- _SET PROBLEM_: Only a number is wanted: how many lines in these records contain the word "that"?

- _MATERIAL SHOWN_:
+++
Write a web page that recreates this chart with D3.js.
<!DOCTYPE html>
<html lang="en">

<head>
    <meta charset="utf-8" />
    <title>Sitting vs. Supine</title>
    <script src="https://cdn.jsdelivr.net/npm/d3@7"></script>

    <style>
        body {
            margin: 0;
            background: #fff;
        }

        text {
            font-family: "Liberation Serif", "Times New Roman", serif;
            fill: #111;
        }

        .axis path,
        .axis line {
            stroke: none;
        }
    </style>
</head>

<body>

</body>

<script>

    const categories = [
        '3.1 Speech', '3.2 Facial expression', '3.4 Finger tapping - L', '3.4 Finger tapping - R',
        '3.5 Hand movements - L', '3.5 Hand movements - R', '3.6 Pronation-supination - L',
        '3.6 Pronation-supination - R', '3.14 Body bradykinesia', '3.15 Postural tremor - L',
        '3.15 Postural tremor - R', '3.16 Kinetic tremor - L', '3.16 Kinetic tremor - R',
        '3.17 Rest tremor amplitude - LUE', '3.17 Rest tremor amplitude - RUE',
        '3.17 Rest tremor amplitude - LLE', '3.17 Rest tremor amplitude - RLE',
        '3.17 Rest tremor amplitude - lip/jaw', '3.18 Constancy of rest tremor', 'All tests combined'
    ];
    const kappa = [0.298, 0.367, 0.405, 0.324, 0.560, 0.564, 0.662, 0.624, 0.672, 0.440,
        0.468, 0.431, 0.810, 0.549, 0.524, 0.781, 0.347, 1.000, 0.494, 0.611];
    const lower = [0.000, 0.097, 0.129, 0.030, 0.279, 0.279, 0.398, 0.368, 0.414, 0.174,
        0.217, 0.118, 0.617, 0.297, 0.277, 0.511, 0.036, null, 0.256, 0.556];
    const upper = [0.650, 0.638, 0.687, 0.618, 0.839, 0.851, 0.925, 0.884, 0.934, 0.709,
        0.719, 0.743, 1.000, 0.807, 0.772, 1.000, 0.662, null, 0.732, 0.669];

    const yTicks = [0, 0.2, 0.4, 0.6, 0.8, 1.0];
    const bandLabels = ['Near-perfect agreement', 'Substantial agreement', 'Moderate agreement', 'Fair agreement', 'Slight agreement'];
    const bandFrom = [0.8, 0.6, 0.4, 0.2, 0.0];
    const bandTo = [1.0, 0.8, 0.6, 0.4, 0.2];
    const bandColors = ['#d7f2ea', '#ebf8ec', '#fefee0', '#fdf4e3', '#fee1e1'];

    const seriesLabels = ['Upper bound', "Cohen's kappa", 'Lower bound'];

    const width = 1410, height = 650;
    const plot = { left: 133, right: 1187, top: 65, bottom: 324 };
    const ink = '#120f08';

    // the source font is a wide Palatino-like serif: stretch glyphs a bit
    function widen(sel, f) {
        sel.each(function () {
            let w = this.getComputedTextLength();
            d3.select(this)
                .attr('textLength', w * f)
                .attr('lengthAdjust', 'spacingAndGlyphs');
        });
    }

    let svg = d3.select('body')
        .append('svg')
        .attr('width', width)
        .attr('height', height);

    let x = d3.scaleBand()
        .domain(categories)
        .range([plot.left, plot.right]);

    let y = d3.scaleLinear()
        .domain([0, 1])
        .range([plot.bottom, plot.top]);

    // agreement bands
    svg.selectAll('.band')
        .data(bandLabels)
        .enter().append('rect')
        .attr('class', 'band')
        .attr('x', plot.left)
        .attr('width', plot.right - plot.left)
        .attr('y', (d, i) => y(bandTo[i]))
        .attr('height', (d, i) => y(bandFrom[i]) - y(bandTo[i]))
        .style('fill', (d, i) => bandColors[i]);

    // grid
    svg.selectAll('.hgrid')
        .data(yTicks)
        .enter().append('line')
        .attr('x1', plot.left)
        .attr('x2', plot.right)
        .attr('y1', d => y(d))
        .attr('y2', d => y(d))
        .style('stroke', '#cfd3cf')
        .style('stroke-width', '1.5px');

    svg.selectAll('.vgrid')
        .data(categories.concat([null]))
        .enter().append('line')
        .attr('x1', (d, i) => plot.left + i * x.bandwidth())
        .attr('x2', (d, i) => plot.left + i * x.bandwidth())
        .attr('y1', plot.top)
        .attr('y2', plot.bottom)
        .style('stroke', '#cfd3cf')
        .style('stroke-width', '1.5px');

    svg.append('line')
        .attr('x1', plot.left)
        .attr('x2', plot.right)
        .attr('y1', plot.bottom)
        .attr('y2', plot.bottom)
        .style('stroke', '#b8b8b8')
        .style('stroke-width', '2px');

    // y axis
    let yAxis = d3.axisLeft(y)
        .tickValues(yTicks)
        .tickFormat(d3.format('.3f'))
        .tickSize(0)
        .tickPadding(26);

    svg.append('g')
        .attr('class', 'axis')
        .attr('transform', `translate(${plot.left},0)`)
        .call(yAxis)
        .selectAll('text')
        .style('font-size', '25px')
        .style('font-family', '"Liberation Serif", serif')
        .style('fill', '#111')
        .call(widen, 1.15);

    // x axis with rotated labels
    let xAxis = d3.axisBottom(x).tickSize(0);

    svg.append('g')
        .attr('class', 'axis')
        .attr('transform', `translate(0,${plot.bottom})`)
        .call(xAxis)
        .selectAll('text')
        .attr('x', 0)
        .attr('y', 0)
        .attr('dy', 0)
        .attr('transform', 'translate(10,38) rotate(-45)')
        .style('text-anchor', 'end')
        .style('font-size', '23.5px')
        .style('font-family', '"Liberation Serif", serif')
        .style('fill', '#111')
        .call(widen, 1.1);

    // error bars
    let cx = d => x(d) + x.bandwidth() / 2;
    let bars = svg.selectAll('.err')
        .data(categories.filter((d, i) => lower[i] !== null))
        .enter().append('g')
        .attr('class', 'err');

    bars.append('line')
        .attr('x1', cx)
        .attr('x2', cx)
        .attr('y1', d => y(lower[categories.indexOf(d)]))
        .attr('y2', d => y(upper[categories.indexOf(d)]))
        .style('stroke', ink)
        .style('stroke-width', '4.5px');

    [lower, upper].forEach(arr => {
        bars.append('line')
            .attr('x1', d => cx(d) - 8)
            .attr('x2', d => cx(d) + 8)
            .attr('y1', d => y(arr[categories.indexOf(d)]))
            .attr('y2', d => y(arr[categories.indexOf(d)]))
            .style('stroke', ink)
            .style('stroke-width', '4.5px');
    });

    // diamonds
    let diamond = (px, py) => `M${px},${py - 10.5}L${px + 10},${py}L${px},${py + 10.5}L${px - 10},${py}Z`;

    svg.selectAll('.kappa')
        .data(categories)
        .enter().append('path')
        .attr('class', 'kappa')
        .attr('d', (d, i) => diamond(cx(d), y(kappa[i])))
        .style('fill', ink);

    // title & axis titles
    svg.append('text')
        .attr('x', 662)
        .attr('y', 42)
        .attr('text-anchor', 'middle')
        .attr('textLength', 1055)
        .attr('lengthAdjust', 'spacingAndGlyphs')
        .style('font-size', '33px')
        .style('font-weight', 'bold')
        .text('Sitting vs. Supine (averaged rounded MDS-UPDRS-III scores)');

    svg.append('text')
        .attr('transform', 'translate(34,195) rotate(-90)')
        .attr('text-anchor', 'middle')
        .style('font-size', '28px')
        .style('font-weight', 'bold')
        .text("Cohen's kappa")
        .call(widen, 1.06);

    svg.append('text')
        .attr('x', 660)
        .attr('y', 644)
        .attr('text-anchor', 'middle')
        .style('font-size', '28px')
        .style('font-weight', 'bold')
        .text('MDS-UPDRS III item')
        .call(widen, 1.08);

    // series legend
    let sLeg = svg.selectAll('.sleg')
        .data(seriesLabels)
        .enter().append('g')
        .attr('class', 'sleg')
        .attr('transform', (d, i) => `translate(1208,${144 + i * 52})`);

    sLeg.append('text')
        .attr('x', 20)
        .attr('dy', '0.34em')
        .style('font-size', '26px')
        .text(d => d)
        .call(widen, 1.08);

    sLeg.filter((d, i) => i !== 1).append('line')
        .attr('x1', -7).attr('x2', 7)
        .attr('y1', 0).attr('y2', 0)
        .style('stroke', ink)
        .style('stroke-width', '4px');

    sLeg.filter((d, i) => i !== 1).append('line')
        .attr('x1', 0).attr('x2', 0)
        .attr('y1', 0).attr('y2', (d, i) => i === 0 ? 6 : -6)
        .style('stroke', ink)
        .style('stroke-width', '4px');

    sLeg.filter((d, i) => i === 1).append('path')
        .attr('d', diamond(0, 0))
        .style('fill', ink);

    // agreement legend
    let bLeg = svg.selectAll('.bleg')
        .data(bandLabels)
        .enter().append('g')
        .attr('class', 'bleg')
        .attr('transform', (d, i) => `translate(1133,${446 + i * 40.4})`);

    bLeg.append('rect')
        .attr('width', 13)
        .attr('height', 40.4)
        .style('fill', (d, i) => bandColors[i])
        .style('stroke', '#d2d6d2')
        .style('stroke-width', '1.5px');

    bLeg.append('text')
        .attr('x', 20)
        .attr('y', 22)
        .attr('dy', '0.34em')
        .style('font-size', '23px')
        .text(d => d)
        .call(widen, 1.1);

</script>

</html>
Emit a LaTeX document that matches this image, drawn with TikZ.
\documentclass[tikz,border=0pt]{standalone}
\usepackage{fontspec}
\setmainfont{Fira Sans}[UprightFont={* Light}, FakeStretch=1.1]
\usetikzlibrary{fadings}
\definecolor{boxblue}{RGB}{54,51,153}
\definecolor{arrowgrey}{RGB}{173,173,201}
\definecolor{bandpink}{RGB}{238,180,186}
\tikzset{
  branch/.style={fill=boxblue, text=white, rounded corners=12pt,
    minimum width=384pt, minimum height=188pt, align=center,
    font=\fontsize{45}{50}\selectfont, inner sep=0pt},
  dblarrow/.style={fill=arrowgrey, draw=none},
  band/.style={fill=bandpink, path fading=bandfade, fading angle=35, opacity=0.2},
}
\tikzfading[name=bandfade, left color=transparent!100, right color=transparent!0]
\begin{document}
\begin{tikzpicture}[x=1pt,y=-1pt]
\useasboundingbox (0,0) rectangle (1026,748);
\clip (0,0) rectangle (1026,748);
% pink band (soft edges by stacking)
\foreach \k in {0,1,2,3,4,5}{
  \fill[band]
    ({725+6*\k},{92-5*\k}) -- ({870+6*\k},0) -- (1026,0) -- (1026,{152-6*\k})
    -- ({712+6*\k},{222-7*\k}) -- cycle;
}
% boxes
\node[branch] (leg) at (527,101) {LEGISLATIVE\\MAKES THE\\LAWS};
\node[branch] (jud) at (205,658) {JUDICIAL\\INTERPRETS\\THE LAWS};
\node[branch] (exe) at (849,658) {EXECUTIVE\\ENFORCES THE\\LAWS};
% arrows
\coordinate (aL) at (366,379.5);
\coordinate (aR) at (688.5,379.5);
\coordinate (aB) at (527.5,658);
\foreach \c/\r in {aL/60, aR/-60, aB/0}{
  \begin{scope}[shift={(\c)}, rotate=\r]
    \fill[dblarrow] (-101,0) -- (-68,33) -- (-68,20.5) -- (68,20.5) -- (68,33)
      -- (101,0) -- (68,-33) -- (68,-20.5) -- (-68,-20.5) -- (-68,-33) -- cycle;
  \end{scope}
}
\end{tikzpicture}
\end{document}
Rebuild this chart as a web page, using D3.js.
+++
- _ANSWER FOR THIS EXERCISE_: 2